__STATED GOAL__.
All lines from the beginning of the listing through the line with "(loopin) at (452,650);" are to be copied word for word; the pictures are not.

------------------------------

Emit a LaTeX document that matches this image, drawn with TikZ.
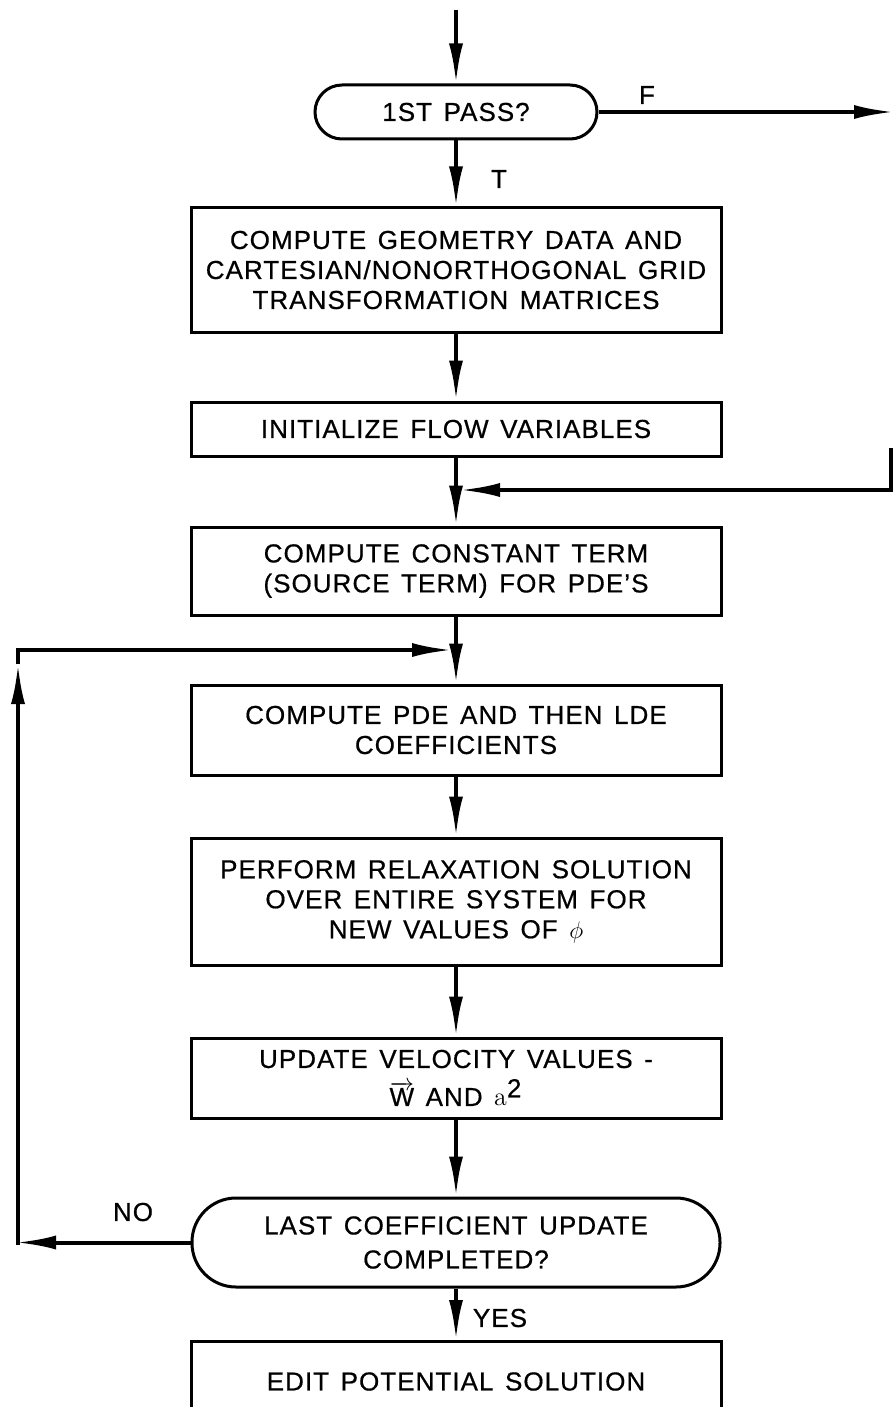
\documentclass[tikz,border=0pt]{standalone}
\usepackage{fontspec}
\setmainfont{Liberation Sans}[LetterSpace=4, WordSpace=1.4, FakeBold=0.6]
\usetikzlibrary{arrows.meta}

\begin{document}
\begin{tikzpicture}[x=0.5pt, y=-0.5pt,
	txt/.style={font=\fontsize{13}{15}\selectfont, align=center},
	procbox/.style={txt, draw, line width=1.5pt, minimum width=265pt, inner sep=0pt},
	testbox/.style={txt, draw, line width=1.5pt, inner sep=0pt},
	flow/.style={line width=2pt, -{Latex[length=20pt, width=7pt]}},
	lbl/.style={txt}]
	\clip (0,0) rectangle (894,1407);
	
	\node [testbox, minimum width=141pt, minimum height=27pt, rounded corners=13.5pt] (pass) at (456,112) {1ST PASS?};
	\node [procbox, minimum height=62pt] (geom) at (456,270) {COMPUTE GEOMETRY DATA AND\\CARTESIAN/NONORTHOGONAL GRID\\TRANSFORMATION MATRICES};
	\node [procbox, minimum height=27pt] (init) at (456,429) {INITIALIZE FLOW VARIABLES};
	\node [procbox, minimum height=44pt] (const) at (456,571) {COMPUTE CONSTANT TERM\\(SOURCE TERM) FOR PDE'S};
	\node [procbox, minimum height=45pt] (coef) at (456,730) {COMPUTE PDE AND THEN LDE\\COEFFICIENTS};
	\node [procbox, minimum height=63.5pt] (relax) at (456,901.5) {PERFORM RELAXATION SOLUTION\\OVER ENTIRE SYSTEM FOR\\NEW VALUES OF $\phi$};
	\node [procbox, minimum height=40pt] (veloc) at (456,1078) {UPDATE VELOCITY VALUES -\\[4pt]$\overrightarrow{\textrm{W}}$ AND {\fontfamily{lmr}\selectfont a}$^{\textrm{2}}$};
	\node [testbox, minimum width=264pt, minimum height=44.5pt, rounded corners=22pt] (done) at (456,1242.5) {LAST COEFFICIENT UPDATE\\[2pt]COMPLETED?};
	\node [procbox, minimum height=40pt, anchor=north] (edit) at (456,1340) {EDIT POTENTIAL SOLUTION};
	
	\coordinate (start) at (456,10);
	\coordinate (fout) at (894,112);
	\coordinate (fin) at (891,448);
	\coordinate (merge) at (460,490);
	\coordinate (nohit) at (16,1242.5);
	\coordinate (lbot) at (18,1242.5);
	\coordinate (lmid) at (18,664);
	\coordinate (ltop) at (18,650);
	\coordinate (loopin) at (452,650);
	
	\draw [flow] (start) -- (pass);
	\draw [flow] (pass) -- (fout);
	\draw [flow] (pass) -- (geom);
	\draw [flow] (geom) -- (init);
	\draw [flow] (init) -- (const);
	\draw [flow] (fin) |- (merge);
	\draw [flow] (const) -- (coef);
	\draw [flow] (coef) -- (relax);
	\draw [flow] (relax) -- (veloc);
	\draw [flow] (veloc) -- (done);
	\draw [flow] (done) -- (nohit);
	\draw [flow, line cap=rect] (lbot) -- (lmid);
	\draw [flow] (lmid) -- (ltop) -- (loopin);
	\draw [flow] (done) -- (edit);
	
	\node [lbl] (lblF) at (647,95) {F};
	\node [lbl] (lblT) at (499,179) {T};
	\node [lbl] (lblNO) at (133,1212) {NO};
	\node [lbl] (lblYES) at (500,1318) {YES};
\end{tikzpicture}
\end{document}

------------------------------

__ANSWER__.
Emit a LaTeX document that matches this image, drawn with TikZ.
\documentclass[tikz,border=0pt]{standalone}
\usepackage{fontspec}
\setmainfont{Liberation Sans}[LetterSpace=4, WordSpace=1.4, FakeBold=0.6]
\usetikzlibrary{arrows.meta}

\begin{document}
\begin{tikzpicture}[x=0.5pt, y=-0.5pt,
	txt/.style={font=\fontsize{13}{15}\selectfont, align=center},
	procbox/.style={txt, draw, line width=1.5pt, minimum width=265pt, inner sep=0pt},
	testbox/.style={txt, draw, line width=1.5pt, inner sep=0pt},
	flow/.style={line width=2pt, -{Latex[length=20pt, width=7pt]}},
	lbl/.style={txt}]
	\clip (0,0) rectangle (894,1407);
	
	\node [testbox, minimum width=141pt, minimum height=27pt, rounded corners=13.5pt] (pass) at (456,112) {1ST PASS?};
	\node [procbox, minimum height=62pt] (geom) at (456,270) {COMPUTE GEOMETRY DATA AND\\CARTESIAN/NONORTHOGONAL GRID\\TRANSFORMATION MATRICES};
	\node [procbox, minimum height=27pt] (init) at (456,429) {INITIALIZE FLOW VARIABLES};
	\node [procbox, minimum height=44pt] (const) at (456,571) {COMPUTE CONSTANT TERM\\(SOURCE TERM) FOR PDE'S};
	\node [procbox, minimum height=45pt] (coef) at (456,730) {COMPUTE PDE AND THEN LDE\\COEFFICIENTS};
	\node [procbox, minimum height=63.5pt] (relax) at (456,901.5) {PERFORM RELAXATION SOLUTION\\OVER ENTIRE SYSTEM FOR\\NEW VALUES OF $\phi$};
	\node [procbox, minimum height=40pt] (veloc) at (456,1078) {UPDATE VELOCITY VALUES -\\[4pt]$\overrightarrow{\textrm{W}}$ AND {\fontfamily{lmr}\selectfont a}$^{\textrm{2}}$};
	\node [testbox, minimum width=264pt, minimum height=44.5pt, rounded corners=22pt] (done) at (456,1242.5) {LAST COEFFICIENT UPDATE\\[2pt]COMPLETED?};
	\node [procbox, minimum height=40pt, anchor=north] (edit) at (456,1340) {EDIT POTENTIAL SOLUTION};
	
	\coordinate (start) at (456,10);
	\coordinate (fout) at (894,112);
	\coordinate (fin) at (891,448);
	\coordinate (merge) at (460,490);
	\coordinate (nohit) at (16,1242.5);
	\coordinate (lbot) at (18,1242.5);
	\coordinate (lmid) at (18,664);
	\coordinate (ltop) at (18,650);
	\coordinate (loopin) at (452,650);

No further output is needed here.